Et la nomination de Michel Barnier, l’ex-commissaire européenn issu d’un parti, Les Républicains, qui a perdu les élections législatives, n’est que la consécration de cette stratégie.
« Michel Barnier semble répondre au moins au premier critère que nous avions réclamé, c’est-à-dire, quelqu’un qui soit respectueux des différentes forces politiques et capable de pouvoir s’adresser au Rassemblement national, qui est le premier groupe de l’Assemblée nationale », s’est réjouie Marine Le Pen dans la foulée de la décision présidentielle, jeudi 5 septembre, quand le président de son parti Jordan Bardella a promis de « juger sur pièces ». Excluant de fait une « censure automatique » du gouvernement Barnier.
Le NFP, bien sûr, n’a pas dit son dernier mot. Sophie Binet, secrétaire générale de la CGT, fustige un « vol du vote » et prépare la rentrée sociale. Insoumis et communistes appellent à manifester massivement le 7 septembre et le 1er octobre.
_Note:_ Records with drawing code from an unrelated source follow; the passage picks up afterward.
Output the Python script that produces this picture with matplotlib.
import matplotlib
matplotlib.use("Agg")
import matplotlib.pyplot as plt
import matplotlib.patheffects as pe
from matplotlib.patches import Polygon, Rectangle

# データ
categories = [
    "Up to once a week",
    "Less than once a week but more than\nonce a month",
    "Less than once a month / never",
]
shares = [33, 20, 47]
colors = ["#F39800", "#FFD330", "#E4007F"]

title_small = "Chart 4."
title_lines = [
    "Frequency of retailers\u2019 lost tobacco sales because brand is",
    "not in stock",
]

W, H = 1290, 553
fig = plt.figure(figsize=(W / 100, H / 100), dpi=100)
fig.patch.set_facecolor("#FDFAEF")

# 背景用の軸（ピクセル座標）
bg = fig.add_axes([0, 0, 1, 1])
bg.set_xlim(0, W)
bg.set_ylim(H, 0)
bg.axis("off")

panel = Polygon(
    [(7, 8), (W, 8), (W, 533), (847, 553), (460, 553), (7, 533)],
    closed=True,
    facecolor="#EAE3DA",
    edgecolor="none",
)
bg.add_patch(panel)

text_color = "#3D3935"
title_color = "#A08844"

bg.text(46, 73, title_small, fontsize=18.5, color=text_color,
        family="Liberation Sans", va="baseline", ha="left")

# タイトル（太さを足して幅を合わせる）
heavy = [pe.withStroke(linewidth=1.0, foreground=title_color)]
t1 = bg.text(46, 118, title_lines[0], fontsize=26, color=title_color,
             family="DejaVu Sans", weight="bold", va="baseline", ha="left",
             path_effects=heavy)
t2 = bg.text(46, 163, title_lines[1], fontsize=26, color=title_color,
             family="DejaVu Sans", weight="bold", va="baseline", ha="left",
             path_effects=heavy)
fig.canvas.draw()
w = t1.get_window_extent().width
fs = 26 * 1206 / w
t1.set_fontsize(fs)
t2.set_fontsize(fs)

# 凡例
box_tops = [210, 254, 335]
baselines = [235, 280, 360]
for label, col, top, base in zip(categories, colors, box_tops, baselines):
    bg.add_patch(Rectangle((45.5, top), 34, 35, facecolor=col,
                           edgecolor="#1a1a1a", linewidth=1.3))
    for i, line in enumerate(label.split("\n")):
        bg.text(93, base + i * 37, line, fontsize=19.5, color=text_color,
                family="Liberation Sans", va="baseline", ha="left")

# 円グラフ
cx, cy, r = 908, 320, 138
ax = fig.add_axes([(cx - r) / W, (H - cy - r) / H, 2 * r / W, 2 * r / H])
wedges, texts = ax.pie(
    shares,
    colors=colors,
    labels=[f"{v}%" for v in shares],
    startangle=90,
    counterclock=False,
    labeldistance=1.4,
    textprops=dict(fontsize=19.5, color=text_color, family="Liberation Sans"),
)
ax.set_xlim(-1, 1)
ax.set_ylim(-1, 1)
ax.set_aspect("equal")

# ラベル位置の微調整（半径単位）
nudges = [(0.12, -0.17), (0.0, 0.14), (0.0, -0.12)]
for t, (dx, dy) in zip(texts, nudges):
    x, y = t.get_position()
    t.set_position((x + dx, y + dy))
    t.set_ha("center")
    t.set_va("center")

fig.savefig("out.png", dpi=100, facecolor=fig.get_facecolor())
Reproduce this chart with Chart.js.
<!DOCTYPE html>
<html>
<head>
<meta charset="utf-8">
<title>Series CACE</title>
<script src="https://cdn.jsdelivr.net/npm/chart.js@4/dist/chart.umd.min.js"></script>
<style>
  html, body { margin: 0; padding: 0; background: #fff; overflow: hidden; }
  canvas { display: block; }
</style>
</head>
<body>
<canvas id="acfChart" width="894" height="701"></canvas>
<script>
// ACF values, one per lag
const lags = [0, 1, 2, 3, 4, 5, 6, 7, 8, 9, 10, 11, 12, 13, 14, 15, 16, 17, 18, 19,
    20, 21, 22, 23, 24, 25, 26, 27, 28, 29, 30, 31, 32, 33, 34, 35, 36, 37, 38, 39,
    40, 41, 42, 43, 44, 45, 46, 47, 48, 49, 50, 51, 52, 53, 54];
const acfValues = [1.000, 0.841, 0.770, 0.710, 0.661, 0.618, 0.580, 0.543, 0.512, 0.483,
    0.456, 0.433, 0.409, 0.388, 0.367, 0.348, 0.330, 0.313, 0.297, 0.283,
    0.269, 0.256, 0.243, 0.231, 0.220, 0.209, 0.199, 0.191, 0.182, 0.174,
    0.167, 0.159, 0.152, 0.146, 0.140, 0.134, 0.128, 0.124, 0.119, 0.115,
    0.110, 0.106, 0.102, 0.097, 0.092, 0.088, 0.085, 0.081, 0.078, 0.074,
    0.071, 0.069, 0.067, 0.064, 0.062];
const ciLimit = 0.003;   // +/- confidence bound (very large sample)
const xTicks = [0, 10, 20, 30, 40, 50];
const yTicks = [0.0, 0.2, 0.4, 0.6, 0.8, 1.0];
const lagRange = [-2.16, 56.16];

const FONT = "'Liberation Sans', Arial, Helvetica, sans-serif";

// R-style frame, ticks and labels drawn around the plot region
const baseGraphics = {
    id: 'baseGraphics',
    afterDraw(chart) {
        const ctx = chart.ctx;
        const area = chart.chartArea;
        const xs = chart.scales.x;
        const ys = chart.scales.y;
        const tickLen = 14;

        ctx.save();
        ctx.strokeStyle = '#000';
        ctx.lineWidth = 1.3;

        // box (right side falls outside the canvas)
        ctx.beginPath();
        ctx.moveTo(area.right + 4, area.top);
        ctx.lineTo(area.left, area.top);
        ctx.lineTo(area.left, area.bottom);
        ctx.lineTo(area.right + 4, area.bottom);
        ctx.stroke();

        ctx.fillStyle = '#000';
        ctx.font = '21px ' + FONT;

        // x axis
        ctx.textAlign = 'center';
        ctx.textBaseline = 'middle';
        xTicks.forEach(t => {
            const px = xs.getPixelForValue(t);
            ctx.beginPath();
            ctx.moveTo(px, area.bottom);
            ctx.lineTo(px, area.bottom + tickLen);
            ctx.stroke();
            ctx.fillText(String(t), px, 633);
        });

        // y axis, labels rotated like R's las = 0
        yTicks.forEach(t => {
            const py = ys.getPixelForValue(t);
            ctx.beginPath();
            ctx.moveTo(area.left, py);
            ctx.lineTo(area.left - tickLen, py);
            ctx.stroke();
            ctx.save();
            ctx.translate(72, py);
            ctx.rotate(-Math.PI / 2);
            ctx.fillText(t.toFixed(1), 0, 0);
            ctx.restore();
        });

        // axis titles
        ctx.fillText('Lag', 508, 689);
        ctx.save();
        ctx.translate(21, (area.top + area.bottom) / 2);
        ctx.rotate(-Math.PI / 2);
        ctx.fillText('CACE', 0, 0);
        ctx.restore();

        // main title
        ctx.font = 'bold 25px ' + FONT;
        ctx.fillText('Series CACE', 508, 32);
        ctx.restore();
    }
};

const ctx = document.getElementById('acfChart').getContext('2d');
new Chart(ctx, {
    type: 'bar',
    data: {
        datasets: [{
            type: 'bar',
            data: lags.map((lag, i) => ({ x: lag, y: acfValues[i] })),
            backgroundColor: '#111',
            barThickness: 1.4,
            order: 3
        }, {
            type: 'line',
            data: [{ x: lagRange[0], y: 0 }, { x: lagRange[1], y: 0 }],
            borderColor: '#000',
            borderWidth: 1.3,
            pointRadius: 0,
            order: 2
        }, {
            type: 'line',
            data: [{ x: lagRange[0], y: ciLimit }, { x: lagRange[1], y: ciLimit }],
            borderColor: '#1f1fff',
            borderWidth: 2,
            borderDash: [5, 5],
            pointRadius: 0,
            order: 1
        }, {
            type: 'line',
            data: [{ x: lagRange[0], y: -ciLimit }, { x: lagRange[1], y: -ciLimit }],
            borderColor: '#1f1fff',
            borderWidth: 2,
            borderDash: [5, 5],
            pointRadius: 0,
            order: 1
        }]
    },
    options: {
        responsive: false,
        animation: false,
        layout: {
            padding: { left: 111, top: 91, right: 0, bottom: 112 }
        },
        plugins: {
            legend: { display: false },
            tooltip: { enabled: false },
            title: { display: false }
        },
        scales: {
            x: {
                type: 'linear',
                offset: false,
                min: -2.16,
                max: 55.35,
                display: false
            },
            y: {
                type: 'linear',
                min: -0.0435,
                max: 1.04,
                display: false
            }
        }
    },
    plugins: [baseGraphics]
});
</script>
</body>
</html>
Fabien Roussel, secrétaire national du PCF, interpelle Emmanuel Macron afin qu’il « accepte le changement » et souligne qu’il appartient à toutes les forces politiques, syndicales, associatives et citoyennes de faire front pour ne pas voir la démocratie confisquée.
La bataille, alors que sonne la rentrée, est loin d’être terminée. Selon les sondages, 49 % des Français soutiennent d’une part le projet de destitution d’Emmanuel Macron, quand 51 % attendent la démission du chef de l’État d’après une autre étude. Le président, s’il se cache derrière des institutions qu’il maltraite, est en réalité en position de faiblesse.